Written exercise
Reproduce all the lines exactly as they stand, apart from the pictures.
-- Begin Source excerpt --
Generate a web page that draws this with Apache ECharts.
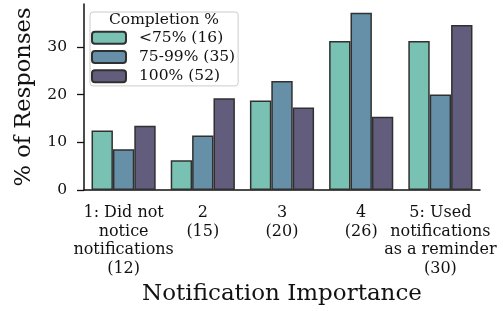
<!DOCTYPE html>
<html lang="en">
<head>
  <meta charset="UTF-8">
  <title>Notification Importance</title>
  <script src="https://cdn.jsdelivr.net/npm/echarts@6/dist/echarts.min.js"></script>
  <style>
    html, body { margin: 0; padding: 0; background: #fff; }
    #chart { width: 503px; height: 311px; }
  </style>
</head>
<body>
  <div id="chart"></div>
<script>
  const categories = [
    "1: Did not\nnotice\nnotifications\n(12)",
    "2\n(15)",
    "3\n(20)",
    "4\n(26)",
    "5: Used\nnotifications\nas a reminder\n(30)"
  ];
  const seriesNames = ["<75% (16)", "75-99% (35)", "100% (52)"];
  const under75 = [12.5, 6.25, 18.75, 31.25, 31.25];
  const mid75to99 = [8.57, 11.43, 22.86, 37.14, 20.0];
  const full100 = [13.46, 19.23, 17.31, 15.38, 34.62];
  const colors = ["#79c2b3", "#6690a8", "#635d7d"];
  const yTicks = [0, 10, 20, 30];

  const font = "DejaVu Serif";

  function makeSeries(name, values, color) {
    return {
      name: name,
      type: "bar",
      data: values,
      barGap: "0%",
      barCategoryGap: "19%",
      itemStyle: { color: color, borderColor: "#303030", borderWidth: 1.5 }
    };
  }

  const chart = echarts.init(document.getElementById("chart"));
  chart.setOption({
    animation: false,
    textStyle: { fontFamily: font },
    grid: { left: 84, right: 23, top: 4, bottom: 121 },
    legend: {
      orient: "vertical",
      left: 90,
      top: 12,
      padding: [16, 3, 0, 1],
      itemWidth: 34,
      itemHeight: 12,
      itemGap: 0,
      borderColor: "#cccccc",
      borderWidth: 1,
      borderRadius: 3,
      backgroundColor: "rgba(255,255,255,0.8)",
      textStyle: { fontFamily: font, fontSize: 15.5, lineHeight: 19.3, color: "#111", padding: [0, 0, 0, 8] },
      data: seriesNames
    },
    graphic: [{
      type: "text",
      x: 164,
      y: 20,
      z: 100,
      style: {
        text: "Completion %",
        font: "15.5px 'DejaVu Serif'",
        fill: "#111",
        align: "center",
        verticalAlign: "middle"
      }
    }],
    xAxis: {
      type: "category",
      data: categories,
      name: "Notification Importance",
      nameLocation: "middle",
      nameGap: 92,
      nameTextStyle: { fontFamily: font, fontSize: 23, color: "#111" },
      axisLine: { lineStyle: { color: "#111", width: 1.5 } },
      axisTick: { alignWithLabel: true, length: 7, lineStyle: { color: "#111", width: 1.3 } },
      axisLabel: { fontFamily: font, fontSize: 16, lineHeight: 18.5, color: "#111", margin: 14, interval: 0 }
    },
    yAxis: {
      type: "value",
      min: 0,
      max: 39,
      interval: 10,
      name: "% of Responses",
      nameLocation: "middle",
      nameGap: 48,
      nameTextStyle: { fontFamily: font, fontSize: 22.6, color: "#111" },
      splitLine: { show: false },
      axisLine: { show: true, lineStyle: { color: "#111", width: 1.5 } },
      axisTick: { show: true, length: 7, customValues: yTicks, lineStyle: { color: "#111", width: 1.3 } },
      axisLabel: { fontFamily: font, fontSize: 15.5, color: "#111", margin: 17, customValues: yTicks }
    },
    series: [
      makeSeries(seriesNames[0], under75, colors[0]),
      makeSeries(seriesNames[1], mid75to99, colors[1]),
      makeSeries(seriesNames[2], full100, colors[2])
    ]
  });
</script>
</body>
</html>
-- End Source excerpt --
Exercise answer
Generate a web page that draws this with Apache ECharts.
<!DOCTYPE html>
<html lang="en">
<head>
  <meta charset="UTF-8">
  <title>Notification Importance</title>
  <script src="https://cdn.jsdelivr.net/npm/echarts@6/dist/echarts.min.js"></script>
  <style>
    html, body { margin: 0; padding: 0; background: #fff; }
    #chart { width: 503px; height: 311px; }
  </style>
</head>
<body>
  <div id="chart"></div>
<script>
  const categories = [
    "1: Did not\nnotice\nnotifications\n(12)",
    "2\n(15)",
    "3\n(20)",
    "4\n(26)",
    "5: Used\nnotifications\nas a reminder\n(30)"
  ];
  const seriesNames = ["<75% (16)", "75-99% (35)", "100% (52)"];
  const under75 = [12.5, 6.25, 18.75, 31.25, 31.25];
  const mid75to99 = [8.57, 11.43, 22.86, 37.14, 20.0];
  const full100 = [13.46, 19.23, 17.31, 15.38, 34.62];
  const colors = ["#79c2b3", "#6690a8", "#635d7d"];
  const yTicks = [0, 10, 20, 30];

  const font = "DejaVu Serif";

  function makeSeries(name, values, color) {
    return {
      name: name,
      type: "bar",
      data: values,
      barGap: "0%",
      barCategoryGap: "19%",
      itemStyle: { color: color, borderColor: "#303030", borderWidth: 1.5 }
    };
  }

  const chart = echarts.init(document.getElementById("chart"));
  chart.setOption({
    animation: false,
    textStyle: { fontFamily: font },
    grid: { left: 84, right: 23, top: 4, bottom: 121 },
    legend: {
      orient: "vertical",
      left: 90,
      top: 12,
      padding: [16, 3, 0, 1],
      itemWidth: 34,
      itemHeight: 12,
      itemGap: 0,
      borderColor: "#cccccc",
      borderWidth: 1,
      borderRadius: 3,
      backgroundColor: "rgba(255,255,255,0.8)",
      textStyle: { fontFamily: font, fontSize: 15.5, lineHeight: 19.3, color: "#111", padding: [0, 0, 0, 8] },
      data: seriesNames
    },
    graphic: [{
      type: "text",
      x: 164,
      y: 20,
      z: 100,
      style: {
        text: "Completion %",
        font: "15.5px 'DejaVu Serif'",
        fill: "#111",
        align: "center",
        verticalAlign: "middle"
      }
    }],
    xAxis: {
      type: "category",
      data: categories,
      name: "Notification Importance",
      nameLocation: "middle",
      nameGap: 92,
      nameTextStyle: { fontFamily: font, fontSize: 23, color: "#111" },
      axisLine: { lineStyle: { color: "#111", width: 1.5 } },
      axisTick: { alignWithLabel: true, length: 7, lineStyle: { color: "#111", width: 1.3 } },
      axisLabel: { fontFamily: font, fontSize: 16, lineHeight: 18.5, color: "#111", margin: 14, interval: 0 }
    },
    yAxis: {
      type: "value",
      min: 0,
      max: 39,
      interval: 10,
      name: "% of Responses",
      nameLocation: "middle",
      nameGap: 48,
      nameTextStyle: { fontFamily: font, fontSize: 22.6, color: "#111" },
      splitLine: { show: false },
      axisLine: { show: true, lineStyle: { color: "#111", width: 1.5 } },
      axisTick: { show: true, length: 7, customValues: yTicks, lineStyle: { color: "#111", width: 1.3 } },
      axisLabel: { fontFamily: font, fontSize: 15.5, color: "#111", margin: 17, customValues: yTicks }
    },
    series: [
      makeSeries(seriesNames[0], under75, colors[0]),
      makeSeries(seriesNames[1], mid75to99, colors[1]),
      makeSeries(seriesNames[2], full100, colors[2])
    ]
  });
</script>
</body>
</html>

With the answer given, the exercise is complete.